Speech-driven gesture generation is an emerging field within the domain of virtual human creation. The primary objective in this field is to attain authentic and personalized co-speech gestures while considering appropriate input conditions. However, a significant challenge lies in the difficulty of accurately determining the multitude of factors (such as acoustic, semantic, emotional, personality, and even subtle unknown features) inherent in these input conditions, which can be considered a complex class of fuzzy sets. Consequently, relying solely on explicit classification labels by manual annotation imposes limitations on the potential diversity of output states. To address these challenges, we introduce \textit{Persona-Gestor}, a novel approach integrating an automatic fuzzy feature inference mechanism with a probabilistic diffusion-based non-autoregressive transformer model. The fuzzy feature inference mechanism, embedded within a condition extractor, automatically extracts feature sets solely from raw speech audio data. These extracted features are subsequently employed as input conditions to facilitate the generation of personalized 3D full-body gestures.
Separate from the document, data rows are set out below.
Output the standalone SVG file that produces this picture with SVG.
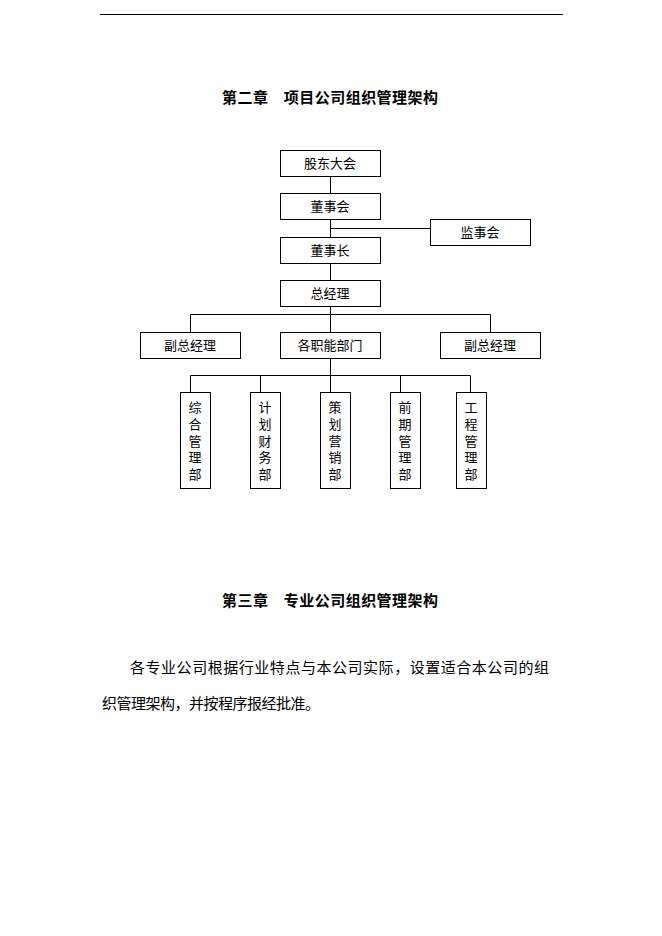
<svg xmlns="http://www.w3.org/2000/svg" width="662" height="936" viewBox="0 0 662 936">
<style>
text{font-family:"Liberation Sans","Noto Sans CJK SC",sans-serif;fill:#000}
.b{fill:#fff;stroke:#000;stroke-width:1}
.l{font-size:13px;text-anchor:middle}
.v{font-size:13px;text-anchor:middle}
.h{font-size:15px;font-weight:bold}
.p{font-size:15px}
#conn line{stroke:#000;stroke-width:1}
</style>
<rect width="662" height="936" fill="#fff"/>
<line x1="100" y1="14.5" x2="563" y2="14.5" stroke="#000"/>
<text class="h" x="222" y="103" textLength="216">第二章　项目公司组织管理架构</text>
<g id="conn">
<line x1="330.5" y1="176" x2="330.5" y2="193"/>
<line x1="330.5" y1="219" x2="330.5" y2="237"/>
<line x1="330.5" y1="228.5" x2="430" y2="228.5"/>
<line x1="330.5" y1="263" x2="330.5" y2="280"/>
<line x1="330.5" y1="306" x2="330.5" y2="332"/>
<line x1="190.5" y1="314.5" x2="490.5" y2="314.5"/>
<line x1="190.5" y1="314.5" x2="190.5" y2="332"/>
<line x1="490.5" y1="314.5" x2="490.5" y2="332"/>
<line x1="330.5" y1="358" x2="330.5" y2="392"/>
<line x1="190.5" y1="375.5" x2="470.5" y2="375.5"/>
<line x1="190.5" y1="375.5" x2="190.5" y2="392"/>
<line x1="260.5" y1="375.5" x2="260.5" y2="392"/>
<line x1="400.5" y1="375.5" x2="400.5" y2="392"/>
<line x1="470.5" y1="375.5" x2="470.5" y2="392"/>
</g>
<g id="n1"><rect class="b" x="280.5" y="150.5" width="100" height="26"/><text class="l" x="330" y="168">股东大会</text></g>
<g id="n2"><rect class="b" x="280.5" y="193.5" width="100" height="26"/><text class="l" x="330" y="211">董事会</text></g>
<g id="n3"><rect class="b" x="430.5" y="219.5" width="100" height="26"/><text class="l" x="480" y="237">监事会</text></g>
<g id="n4"><rect class="b" x="280.5" y="237.5" width="100" height="26"/><text class="l" x="330" y="255">董事长</text></g>
<g id="n5"><rect class="b" x="280.5" y="280.5" width="100" height="26"/><text class="l" x="330" y="298">总经理</text></g>
<g id="n6"><rect class="b" x="140.5" y="332.5" width="100" height="26"/><text class="l" x="190" y="350">副总经理</text></g>
<g id="n7"><rect class="b" x="280.5" y="332.5" width="100" height="26"/><text class="l" x="330" y="350">各职能部门</text></g>
<g id="n8"><rect class="b" x="440.5" y="332.5" width="100" height="26"/><text class="l" x="490" y="350">副总经理</text></g>
<g id="d1"><rect class="b" x="180.5" y="392.5" width="30" height="96"/><text class="v" x="195"><tspan x="195" y="412">综</tspan><tspan x="195" y="429">合</tspan><tspan x="195" y="446">管</tspan><tspan x="195" y="462">理</tspan><tspan x="195" y="479">部</tspan></text></g>
<g id="d2"><rect class="b" x="250.5" y="392.5" width="30" height="96"/><text class="v" x="265"><tspan x="265" y="412">计</tspan><tspan x="265" y="429">划</tspan><tspan x="265" y="446">财</tspan><tspan x="265" y="462">务</tspan><tspan x="265" y="479">部</tspan></text></g>
<g id="d3"><rect class="b" x="320.5" y="392.5" width="30" height="96"/><text class="v" x="335"><tspan x="335" y="412">策</tspan><tspan x="335" y="429">划</tspan><tspan x="335" y="446">营</tspan><tspan x="335" y="462">销</tspan><tspan x="335" y="479">部</tspan></text></g>
<g id="d4"><rect class="b" x="390.5" y="392.5" width="30" height="96"/><text class="v" x="405"><tspan x="405" y="412">前</tspan><tspan x="405" y="429">期</tspan><tspan x="405" y="446">管</tspan><tspan x="405" y="462">理</tspan><tspan x="405" y="479">部</tspan></text></g>
<g id="d5"><rect class="b" x="456.5" y="392.5" width="30" height="96"/><text class="v" x="471"><tspan x="471" y="412">工</tspan><tspan x="471" y="429">程</tspan><tspan x="471" y="446">管</tspan><tspan x="471" y="462">理</tspan><tspan x="471" y="479">部</tspan></text></g>
<text class="h" x="222" y="606" textLength="216">第三章　专业公司组织管理架构</text>
<text class="p" x="130" y="673" textLength="419">各专业公司根据行业特点与本公司实际，设置适合本公司的组</text>
<text class="p" x="102" y="709" textLength="218">织管理架构，并按程序报经批准。</text>
</svg>
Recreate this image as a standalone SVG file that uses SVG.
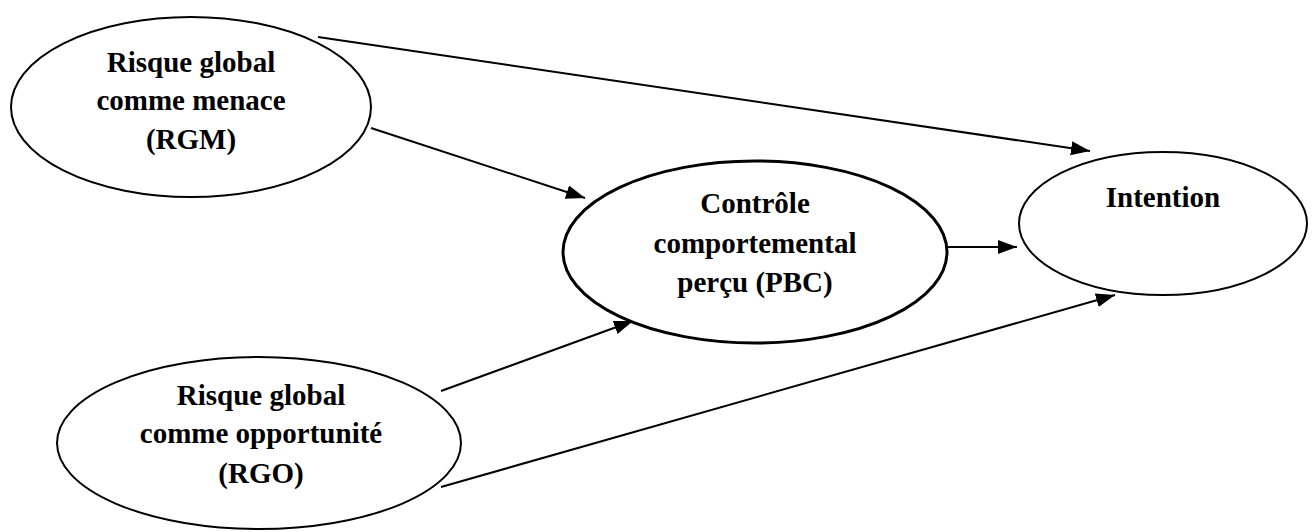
<svg xmlns="http://www.w3.org/2000/svg" width="1316" height="532" viewBox="0 0 1316 532">
<style>
.node ellipse{fill:#fff;stroke:#000;stroke-width:2}
.node.thick ellipse{stroke-width:3}
.node text{font-weight:bold;font-size:29px;fill:#000;text-anchor:middle}
.edge{stroke:#000;stroke-width:2;fill:none;marker-end:url(#arr)}
</style>
<defs>
<marker id="arr" markerUnits="userSpaceOnUse" markerWidth="22" markerHeight="16" refX="19" refY="7" orient="auto">
<path d="M0,0 L19,7 L0,14 Z" fill="#000"/>
</marker>
</defs>
<rect width="1316" height="532" fill="#fff"/>
<g id="connectors">
<line class="edge" x1="318" y1="37" x2="1090" y2="151"/>
<line class="edge" x1="371" y1="128" x2="585" y2="198"/>
<line class="edge" x1="947" y1="247" x2="1017" y2="247"/>
<line class="edge" x1="441" y1="391" x2="633" y2="321"/>
<line class="edge" x1="441" y1="487" x2="1115" y2="295"/>
</g>
<g font-family="Liberation Serif, Times New Roman, DejaVu Serif, serif">
<g id="RGM" class="node">
<ellipse cx="191" cy="107" rx="180" ry="90"/>
<text x="191" y="72">Risque global</text>
<text x="191" y="110">comme menace</text>
<text x="191" y="149">(RGM)</text>
</g>
<g id="PBC" class="node thick">
<ellipse cx="755" cy="252" rx="192" ry="91"/>
<text x="755" y="213">Contrôle</text>
<text x="755" y="253">comportemental</text>
<text x="755" y="292">perçu (PBC)</text>
</g>
<g id="Intention" class="node">
<ellipse cx="1163" cy="223.5" rx="144" ry="71.5"/>
<text x="1163" y="207">Intention</text>
</g>
<g id="RGO" class="node">
<ellipse cx="259" cy="443" rx="202" ry="86"/>
<text x="261" y="405">Risque global</text>
<text x="261" y="443">comme opportunité</text>
<text x="261" y="483">(RGO)</text>
</g>
</g>
</svg>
The condition extractor effectively leverages the WavLM large-scale pre-trained model to seamlessly capture local and global audio information into a unified latent representation associated with gestures. This all pertinent information eliminates the necessity for manual annotation labels, thereby streamlining multimodal processing. Furthermore, we employ adaptive layer normalization to enhance the modeling of the intricate relationship between speech and gestures. Finally, the learning and synthesis stages are facilitated through a diffusion process, leading to a wide range of gesture-generation outcomes. Extensive subjective and objective evaluations conducted on three high-quality co-speech gesture datasets (Trinity, ZEGGS, and BEAT) demonstrate our method’s superior performance compared to recent approaches.